Fue así que algunas de nosotras llegamos a las manos de la biznieta, la que heredó de Estefanía ese lunar del tamaño de una mosca entre los muslos. La biznieta que siendo niña huyó de mí y de mis hermanas porque le parecíamos feas y ordinarias en comparación con las barbis que anhelaba. La misma que sintió asco de aquella vieja que olía a orines y a tabaco. La misma que alguna vez encontró refugio en los cuentos de Estefanía bajo una noche de lluvia torrencial, y guardó para siempre la desconfianza que le inspiró un Bolívar cabalgando sobre el techo de cinc, en busca de cuerpos para arrastrar a una guerra. Y con la biznieta yo encontré un rostro similar al que me hubiese dado Estefanía. Encontré una extraña cabellera cana y un vestido hecho de retazos. También una pantaleta nueva. Mis hermanas, por su parte, vieron remendados sus vestidos, completados sus cuerpos, nacidos sus cabellos. Por fin, las manos de Estefanía renacían en las de su biznieta para darnos lo que nos debía.
Y vivimos tranquilas por un tiempo. Un tiempo breve. Porque pronto mis hermanas y yo nos vimos de vuelta en una maleta. ¿Una maleta? ¡Qué va! ¡Una mochila! Una mochila apenas logró hacer la biznieta mujer. Y entre tan pocas cosas viajamos nosotras, las muñecas de Estefanía. A ninguna se nos preguntó si queríamos emprender con ella esa locura. Claramente yo hubiese preferido gastar mi cuerpo de algodón en las tierras cálidas del jobo. Pero ahí nos vimos, burlando fronteras con la que un día nos despreció por burdas. Quién sabe qué conjuro pensó soportarían nuestros cuerpos para fabricarle a ella un sólido puente de regreso. Sentí su temor durante el viaje, pero al mismo tiempo sopesé su determinación. La misma seguridad de Estefanía al construirse diosa creadora y reina de las de mujeres de tela. Y entonces presentí que estaríamos bien, aunque estuviésemos lejos.

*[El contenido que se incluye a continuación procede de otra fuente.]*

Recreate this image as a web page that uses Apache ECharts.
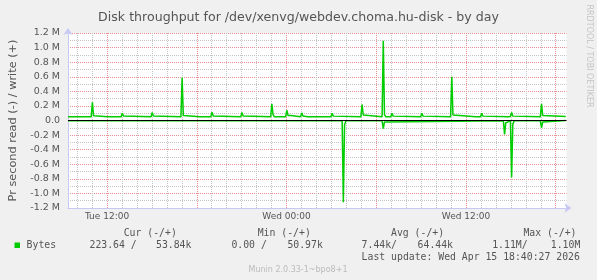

Dimos a parar en tierra de otro humus, una tierra helada en su geografía lo mismo que en su hospitalidad. Y entristecimos de no ver el cielo intensamente azul de nuestro terruño. Y entristecimos de no sentir la cercana calidez del mar. Lo mismo le pasó a la biznieta, a quien miramos esforzarse por asentar sus raíces inútilmente. Inútilmente, pues la nueva tierra pugnaba por expulsar cualquier brote foráneo. La vimos mutar kokedama en un intento por sostenerse, pero la sequedad del entorno se imponía para marchitar sus hojas. Finalmente, la biznieta optó por hacer una madeja de sus raíces y echarlas al bolsillo para acariciarlas mientras calentaba las manos del duro invierno, o para mostrarlas levemente a quien por ellas preguntara. Sólo así logró mantenerse de pie durante unos años… Pero con el paso de ellos, sintió que se entumecía su cuerpo todo y su alma entera. Buscó incesante la forma de agitar las tímidas llamas encendidas en el centro, muy dentro, pero cada vez que salía por materia para la combustión, una ventisca helada la azotaba de vuelta a su centro refugio. Se volvió caracol. La biznieta guardó dentro de sí y para sí toda humedad, todos los paseos al río y todas las salidas al mar. Guardó dentro de sí y para sí la única nervadura palpitante con la que esperaba fabricar alguna vez un retorno definitivo a la raíz.
Por esos días de cerrazón, sucedió que la biznieta se hizo tía y se juntaron cuatro mujeres de la estirpe de Estefanía. A mis hermanas de tela les fue encomendado un regreso a las tierras de origen, junto a la nieta de Estefanía. Dijo la biznieta que ellas no merecían el desarraigo que se padecía entonces. Y a mí, por ser la más joven tal vez, se me presentó ante la menor y recién llegada de aquella estirpe. Se me dijo que acompañaría a Martina, nacida en nuevo humus, para recordarle el origen de los suyos. La biznieta, felizmente, tampoco nos retuvo.
Martina es un retoño, aún no asienta sus raíces, sin embargo. Corre a la velocidad de cualquier ventisca y no se enfría con facilidad, posee un calor muy dentro que la hace sudar por las noches y sonríe ampliamente como quien nunca conoció tristeza. Promete ser mujer recia, de carácter voluble como las mareas del Caribe que vio nacer a sus viejas abuelas.
Si me he detenido a contar mi historia y la de mis mujeres, es porque me he tomado un descanso de los cuidados que me han sido encomendados para fabricarme un vestido de invierno con la tía y biznieta. Mientras ella tomaba mis medidas, nos dio por echar un repaso a la memoria. Y se me hace que cuando acabemos de juntar los hilos, habrá alguna voltereta del tiempo jugando con nuestros destinos.